Set the data down again, exactly as it reads, but without the pictures.

▽

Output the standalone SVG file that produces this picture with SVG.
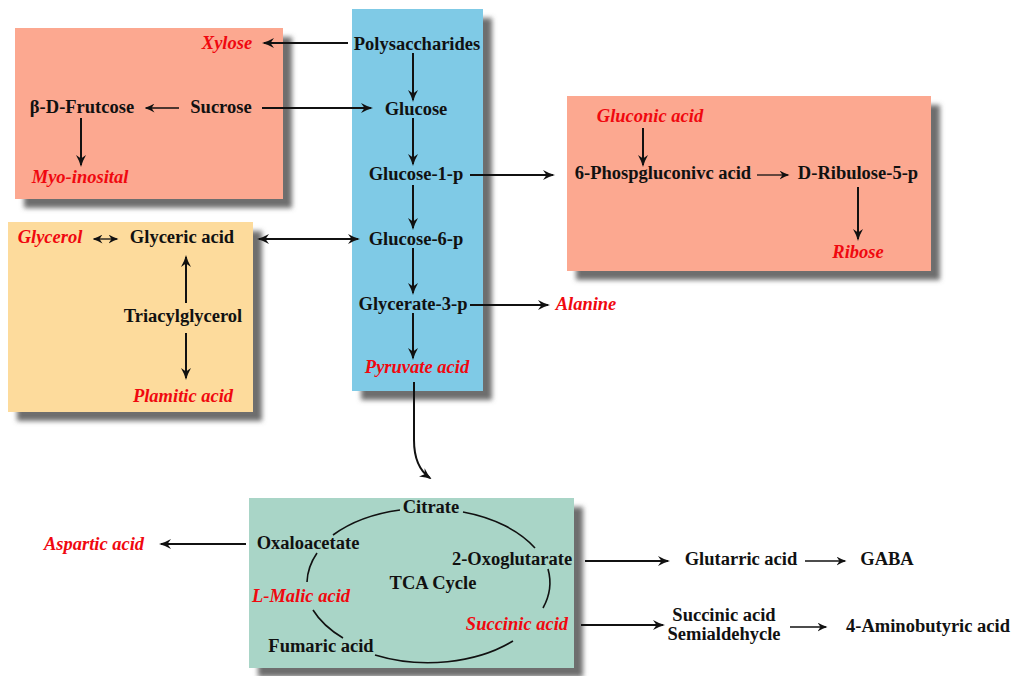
<svg xmlns="http://www.w3.org/2000/svg" width="1012" height="676" viewBox="0 0 1012 676">
<defs>
<style>
.t{font-family:"Liberation Serif","Times New Roman",serif;font-weight:bold;font-size:18.5px;fill:#111;text-anchor:middle}
.r{font-family:"Liberation Serif","Times New Roman",serif;font-weight:bold;font-style:italic;font-size:18.5px;fill:#F0080F;text-anchor:middle}
.c{fill:none;stroke:#111;stroke-width:2}
.th{fill:none;stroke:#111;stroke-width:1.3}
.cy{fill:none;stroke:#111;stroke-width:1.6}
</style>
<filter id="sh" x="-10%" y="-10%" width="130%" height="130%">
<feGaussianBlur in="SourceAlpha" stdDeviation="2.5"/>
<feOffset dx="9" dy="9" result="b"/>
<feFlood flood-color="#5e5e5e" flood-opacity="0.9"/>
<feComposite in2="b" operator="in"/>
<feMerge><feMergeNode/><feMergeNode in="SourceGraphic"/></feMerge>
</filter>
<marker id="ah" viewBox="0 0 12 10" refX="10" refY="5" markerWidth="12" markerHeight="10" markerUnits="userSpaceOnUse" orient="auto-start-reverse">
<path d="M0,0 Q6,3.5 12,5 Q6,6.5 0,10 L3.5,5 z" fill="#111"/>
</marker>
<marker id="as" viewBox="0 0 10 9" refX="8.5" refY="4.5" markerWidth="10" markerHeight="9" markerUnits="userSpaceOnUse" orient="auto-start-reverse">
<path d="M0,0 Q5,3 10,4.5 Q5,6 0,9 L3,4.5 z" fill="#111"/>
</marker>
</defs>
<rect width="1012" height="676" fill="#fff"/>

<g id="boxes">
<rect id="box-sugar" x="15" y="28" width="268" height="171" fill="#FCA890" filter="url(#sh)"/>
<rect id="box-glycolysis" x="352" y="9" width="131" height="382" fill="#7FCAE6" filter="url(#sh)"/>
<rect id="box-lipid" x="8" y="222" width="245" height="190" fill="#FDDB9C" filter="url(#sh)"/>
<rect id="box-ppp" x="567" y="96" width="364" height="175" fill="#FCA890" filter="url(#sh)"/>
<rect id="box-tca" x="249" y="498" width="325" height="170" fill="#A9D5C7" filter="url(#sh)"/>
</g>

<g id="connectors">
<path class="c" d="M348,43 H264" marker-end="url(#ah)"/>
<path class="c" d="M413,53 V100" marker-end="url(#ah)"/>
<path class="c" d="M413,118 V164" marker-end="url(#ah)"/>
<path class="c" d="M413,185 V228" marker-end="url(#ah)"/>
<path class="c" d="M413,248 V293" marker-end="url(#ah)"/>
<path class="c" d="M413,313 V358" marker-end="url(#ah)"/>
<path class="c" d="M414,382 V440 Q414,467 430,478" marker-end="url(#ah)"/>
<path class="c" d="M262,108 H371" marker-end="url(#ah)"/>
<path class="th" d="M179,108 H146" marker-end="url(#as)"/>
<path class="c" d="M81,118 V165" marker-end="url(#ah)"/>
<path class="th" d="M94,239 H117" marker-start="url(#as)" marker-end="url(#as)"/>
<path class="c" d="M259,239 H358" marker-start="url(#ah)" marker-end="url(#ah)"/>
<path class="c" d="M186,303 V257" marker-end="url(#ah)"/>
<path class="c" d="M186,333 V378" marker-end="url(#ah)"/>
<path class="c" d="M470,175 H553" marker-end="url(#ah)"/>
<path class="c" d="M643,128 V165" marker-end="url(#ah)"/>
<path class="th" d="M757,175 H788" marker-end="url(#as)"/>
<path class="c" d="M858,187 V239" marker-end="url(#ah)"/>
<path class="c" d="M470,305 H548" marker-end="url(#ah)"/>
<path class="c" d="M246,544 H161" marker-end="url(#ah)"/>
<path class="c" d="M585,561 H668" marker-end="url(#ah)"/>
<path class="th" d="M805,561 H845" marker-end="url(#as)"/>
<path class="c" d="M581,625 H663" marker-end="url(#ah)"/>
<path class="th" d="M790,627 H826" marker-end="url(#as)"/>
<g id="tca-cycle">
<path class="cy" d="M333,535 A122 77 0 0 1 400,510"/>
<path class="cy" d="M463,512 A122 77 0 0 1 535,548"/>
<path class="cy" d="M548,569 A122 77 0 0 1 543,608"/>
<path class="cy" d="M513,641 A122 77 0 0 1 375,655"/>
<path class="cy" d="M343,638 A122 77 0 0 1 313,610"/>
<path class="cy" d="M307,582 A122 77 0 0 1 317,553"/>
</g>
</g>

<g id="n-polysaccharides"><text class="t" x="417" y="50">Polysaccharides</text></g>
<g id="n-glucose"><text class="t" x="416" y="115">Glucose</text></g>
<g id="n-glucose1p"><text class="t" x="416" y="180">Glucose-1-p</text></g>
<g id="n-glucose6p"><text class="t" x="416" y="245">Glucose-6-p</text></g>
<g id="n-glycerate3p"><text class="t" x="413" y="310">Glycerate-3-p</text></g>
<g id="n-pyruvate"><text class="r" x="417" y="373">Pyruvate acid</text></g>
<g id="n-xylose"><text class="r" x="227" y="49">Xylose</text></g>
<g id="n-sucrose"><text class="t" x="221" y="113">Sucrose</text></g>
<g id="n-frutcose"><text class="t" x="82" y="113">β-D-Frutcose</text></g>
<g id="n-myoinosital"><text class="r" x="80" y="183">Myo-inosital</text></g>
<g id="n-glycerol"><text class="r" x="50" y="243">Glycerol</text></g>
<g id="n-glyceric"><text class="t" x="182" y="243">Glyceric acid</text></g>
<g id="n-triacylglycerol"><text class="t" x="183" y="322">Triacylglycerol</text></g>
<g id="n-plamitic"><text class="r" x="183" y="402">Plamitic acid</text></g>
<g id="n-gluconic"><text class="r" x="650" y="122">Gluconic acid</text></g>
<g id="n-6phosp"><text class="t" x="663" y="179">6-Phospgluconivc acid</text></g>
<g id="n-ribulose"><text class="t" x="858" y="179">D-Ribulose-5-p</text></g>
<g id="n-ribose"><text class="r" x="858" y="258">Ribose</text></g>
<g id="n-alanine"><text class="r" x="586" y="310">Alanine</text></g>
<g id="n-citrate"><text class="t" x="431" y="513">Citrate</text></g>
<g id="n-oxaloacetate"><text class="t" x="308" y="549">Oxaloacetate</text></g>
<g id="n-oxoglutarate"><text class="t" x="512" y="565">2-Oxoglutarate</text></g>
<g id="n-tca"><text class="t" x="433" y="589">TCA Cycle</text></g>
<g id="n-malic"><text class="r" x="301" y="602">L-Malic acid</text></g>
<g id="n-succinic"><text class="r" x="517" y="630">Succinic acid</text></g>
<g id="n-fumaric"><text class="t" x="321" y="652">Fumaric acid</text></g>
<g id="n-aspartic"><text class="r" x="94" y="550">Aspartic acid</text></g>
<g id="n-glutarric"><text class="t" x="741" y="565">Glutarric acid</text></g>
<g id="n-gaba"><text class="t" x="887" y="565">GABA</text></g>
<g id="n-ssa"><text class="t" x="724" y="621">Succinic acid</text><text class="t" x="724" y="640">Semialdehycle</text></g>
<g id="n-aminobutyric"><text class="t" x="928" y="632">4-Aminobutyric acid</text></g>
</svg>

△

### EXERCISE OUTPUT
Output the standalone SVG file that produces this picture with SVG.
<svg xmlns="http://www.w3.org/2000/svg" width="1012" height="676" viewBox="0 0 1012 676">
<defs>
<style>
.t{font-family:"Liberation Serif","Times New Roman",serif;font-weight:bold;font-size:18.5px;fill:#111;text-anchor:middle}
.r{font-family:"Liberation Serif","Times New Roman",serif;font-weight:bold;font-style:italic;font-size:18.5px;fill:#F0080F;text-anchor:middle}
.c{fill:none;stroke:#111;stroke-width:2}
.th{fill:none;stroke:#111;stroke-width:1.3}
.cy{fill:none;stroke:#111;stroke-width:1.6}
</style>
<filter id="sh" x="-10%" y="-10%" width="130%" height="130%">
<feGaussianBlur in="SourceAlpha" stdDeviation="2.5"/>
<feOffset dx="9" dy="9" result="b"/>
<feFlood flood-color="#5e5e5e" flood-opacity="0.9"/>
<feComposite in2="b" operator="in"/>
<feMerge><feMergeNode/><feMergeNode in="SourceGraphic"/></feMerge>
</filter>
<marker id="ah" viewBox="0 0 12 10" refX="10" refY="5" markerWidth="12" markerHeight="10" markerUnits="userSpaceOnUse" orient="auto-start-reverse">
<path d="M0,0 Q6,3.5 12,5 Q6,6.5 0,10 L3.5,5 z" fill="#111"/>
</marker>
<marker id="as" viewBox="0 0 10 9" refX="8.5" refY="4.5" markerWidth="10" markerHeight="9" markerUnits="userSpaceOnUse" orient="auto-start-reverse">
<path d="M0,0 Q5,3 10,4.5 Q5,6 0,9 L3,4.5 z" fill="#111"/>
</marker>
</defs>
<rect width="1012" height="676" fill="#fff"/>

<g id="boxes">
<rect id="box-sugar" x="15" y="28" width="268" height="171" fill="#FCA890" filter="url(#sh)"/>
<rect id="box-glycolysis" x="352" y="9" width="131" height="382" fill="#7FCAE6" filter="url(#sh)"/>
<rect id="box-lipid" x="8" y="222" width="245" height="190" fill="#FDDB9C" filter="url(#sh)"/>
<rect id="box-ppp" x="567" y="96" width="364" height="175" fill="#FCA890" filter="url(#sh)"/>
<rect id="box-tca" x="249" y="498" width="325" height="170" fill="#A9D5C7" filter="url(#sh)"/>
</g>

<g id="connectors">
<path class="c" d="M348,43 H264" marker-end="url(#ah)"/>
<path class="c" d="M413,53 V100" marker-end="url(#ah)"/>
<path class="c" d="M413,118 V164" marker-end="url(#ah)"/>
<path class="c" d="M413,185 V228" marker-end="url(#ah)"/>
<path class="c" d="M413,248 V293" marker-end="url(#ah)"/>
<path class="c" d="M413,313 V358" marker-end="url(#ah)"/>
<path class="c" d="M414,382 V440 Q414,467 430,478" marker-end="url(#ah)"/>
<path class="c" d="M262,108 H371" marker-end="url(#ah)"/>
<path class="th" d="M179,108 H146" marker-end="url(#as)"/>
<path class="c" d="M81,118 V165" marker-end="url(#ah)"/>
<path class="th" d="M94,239 H117" marker-start="url(#as)" marker-end="url(#as)"/>
<path class="c" d="M259,239 H358" marker-start="url(#ah)" marker-end="url(#ah)"/>
<path class="c" d="M186,303 V257" marker-end="url(#ah)"/>
<path class="c" d="M186,333 V378" marker-end="url(#ah)"/>
<path class="c" d="M470,175 H553" marker-end="url(#ah)"/>
<path class="c" d="M643,128 V165" marker-end="url(#ah)"/>
<path class="th" d="M757,175 H788" marker-end="url(#as)"/>
<path class="c" d="M858,187 V239" marker-end="url(#ah)"/>
<path class="c" d="M470,305 H548" marker-end="url(#ah)"/>
<path class="c" d="M246,544 H161" marker-end="url(#ah)"/>
<path class="c" d="M585,561 H668" marker-end="url(#ah)"/>
<path class="th" d="M805,561 H845" marker-end="url(#as)"/>
<path class="c" d="M581,625 H663" marker-end="url(#ah)"/>
<path class="th" d="M790,627 H826" marker-end="url(#as)"/>
<g id="tca-cycle">
<path class="cy" d="M333,535 A122 77 0 0 1 400,510"/>
<path class="cy" d="M463,512 A122 77 0 0 1 535,548"/>
<path class="cy" d="M548,569 A122 77 0 0 1 543,608"/>
<path class="cy" d="M513,641 A122 77 0 0 1 375,655"/>
<path class="cy" d="M343,638 A122 77 0 0 1 313,610"/>
<path class="cy" d="M307,582 A122 77 0 0 1 317,553"/>
</g>
</g>

<g id="n-polysaccharides"><text class="t" x="417" y="50">Polysaccharides</text></g>
<g id="n-glucose"><text class="t" x="416" y="115">Glucose</text></g>
<g id="n-glucose1p"><text class="t" x="416" y="180">Glucose-1-p</text></g>
<g id="n-glucose6p"><text class="t" x="416" y="245">Glucose-6-p</text></g>
<g id="n-glycerate3p"><text class="t" x="413" y="310">Glycerate-3-p</text></g>
<g id="n-pyruvate"><text class="r" x="417" y="373">Pyruvate acid</text></g>
<g id="n-xylose"><text class="r" x="227" y="49">Xylose</text></g>
<g id="n-sucrose"><text class="t" x="221" y="113">Sucrose</text></g>
<g id="n-frutcose"><text class="t" x="82" y="113">β-D-Frutcose</text></g>
<g id="n-myoinosital"><text class="r" x="80" y="183">Myo-inosital</text></g>
<g id="n-glycerol"><text class="r" x="50" y="243">Glycerol</text></g>
<g id="n-glyceric"><text class="t" x="182" y="243">Glyceric acid</text></g>
<g id="n-triacylglycerol"><text class="t" x="183" y="322">Triacylglycerol</text></g>
<g id="n-plamitic"><text class="r" x="183" y="402">Plamitic acid</text></g>
<g id="n-gluconic"><text class="r" x="650" y="122">Gluconic acid</text></g>
<g id="n-6phosp"><text class="t" x="663" y="179">6-Phospgluconivc acid</text></g>
<g id="n-ribulose"><text class="t" x="858" y="179">D-Ribulose-5-p</text></g>
<g id="n-ribose"><text class="r" x="858" y="258">Ribose</text></g>
<g id="n-alanine"><text class="r" x="586" y="310">Alanine</text></g>
<g id="n-citrate"><text class="t" x="431" y="513">Citrate</text></g>
<g id="n-oxaloacetate"><text class="t" x="308" y="549">Oxaloacetate</text></g>
<g id="n-oxoglutarate"><text class="t" x="512" y="565">2-Oxoglutarate</text></g>
<g id="n-tca"><text class="t" x="433" y="589">TCA Cycle</text></g>
<g id="n-malic"><text class="r" x="301" y="602">L-Malic acid</text></g>
<g id="n-succinic"><text class="r" x="517" y="630">Succinic acid</text></g>
<g id="n-fumaric"><text class="t" x="321" y="652">Fumaric acid</text></g>
<g id="n-aspartic"><text class="r" x="94" y="550">Aspartic acid</text></g>
<g id="n-glutarric"><text class="t" x="741" y="565">Glutarric acid</text></g>
<g id="n-gaba"><text class="t" x="887" y="565">GABA</text></g>
<g id="n-ssa"><text class="t" x="724" y="621">Succinic acid</text><text class="t" x="724" y="640">Semialdehycle</text></g>
<g id="n-aminobutyric"><text class="t" x="928" y="632">4-Aminobutyric acid</text></g>
</svg>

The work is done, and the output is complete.